Thursday, December 18, 2025

[Editorial Note] The Principle of 'Separation of Industrial and Financial Capital' at a Turning Point

Input
2025-12-16 18:22:34
Updated
2025-12-16 18:22:34
Wonil Chung
Regulations in the Republic of Korea (ROK), once seen as unbreakable, are now being dismantled. The principle of 'Separation of industrial and financial capital', introduced in 1982 to prevent the negative effects of corporate monopolies, has reached a turning point after 43 years. The government has announced plans to create an unprecedentedly large policy fund to directly and indirectly support companies. Considering the traditionally conservative stance toward businesses in Korea, this is a remarkably swift change. The driving force behind the loosening of these heavy regulatory barriers has been the magic of Artificial Intelligence (AI).
There is a growing consensus that AI competitiveness is no longer just an issue for individual companies, but a matter of national competitiveness. This sentiment was reflected in recent remarks by President Lee Jae-myung. Meeting with leaders of Samsung Electronics and SK hynix, President Lee stated, "The restrictions on the separation of industrial and financial capital were intended to prevent monopolistic abuses, but in advanced industries that require large-scale investments, those monopoly concerns are already a thing of the past," suggesting the need to ease the system.
The government is considering opening up various types of public data necessary for AI training and has pledged to provide the vast amounts of electricity and water required to build AI infrastructure. The government's full-scale support has even drawn complaints from non-AI sectors.
It is a positive development that the government is taking the lead and showing flexibility, recognizing that national competitiveness depends on the growth of key industries. However, this awareness must be accompanied by one important premise: what the AI industry is bringing, or can bring, to the public.
Although the AI industry is deeply dependent on public resources, there remains skepticism about profitability, as seen in the cases of global AI companies. With tangible results still lacking, only certain sectors such as semiconductors and power companies, which are essential for infrastructure, appear to be within reach of the benefits.
Compared to traditional manufacturing, the advanced nature of these industries means their job creation effect is also limited. The social costs resulting from side effects such as misinformation, deepfakes, privacy breaches, and copyright disputes are also borne by the state. This has led to concerns that while the private sector reaps the profits, the government and society are left with the bill.
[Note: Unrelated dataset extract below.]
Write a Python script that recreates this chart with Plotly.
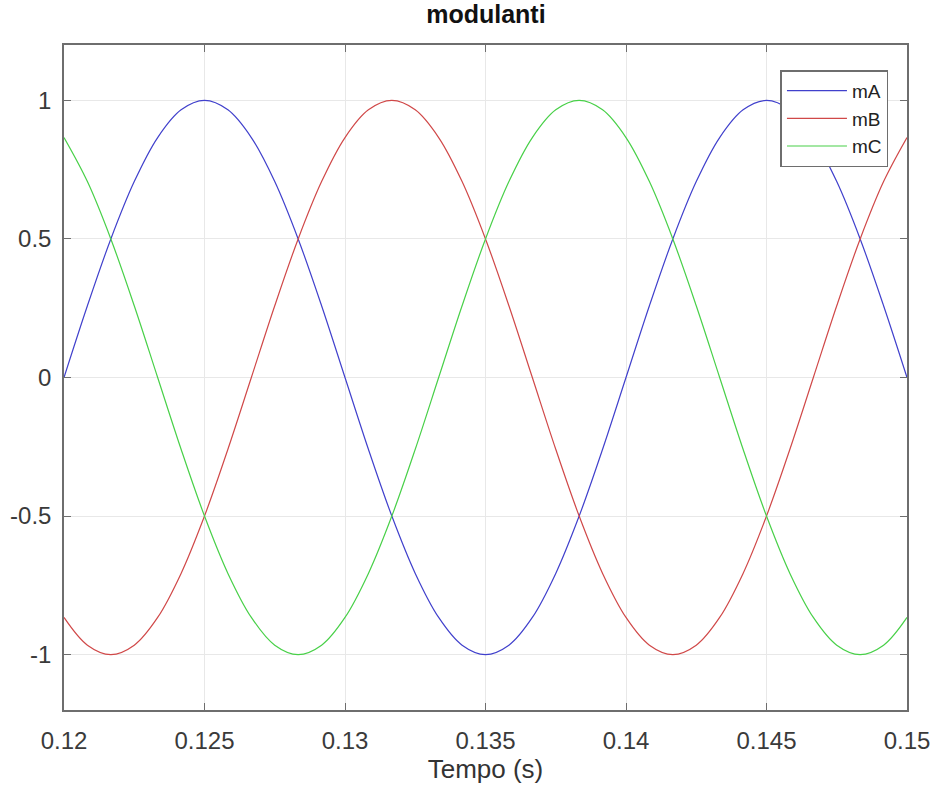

It is difficult to give a definitive answer regarding the so-called 'AI bubble.' Nevertheless, inaction is not an option. What matters most is ensuring that the fruits of this transformation do not end up as exclusive gains for a handful of companies.
Alongside discussions on deregulation, there must be a serious debate on how the achievements of the AI industry can be shared across society. Privileges must be accompanied by corresponding responsibilities. Even the magic word 'AI' cannot be an exception.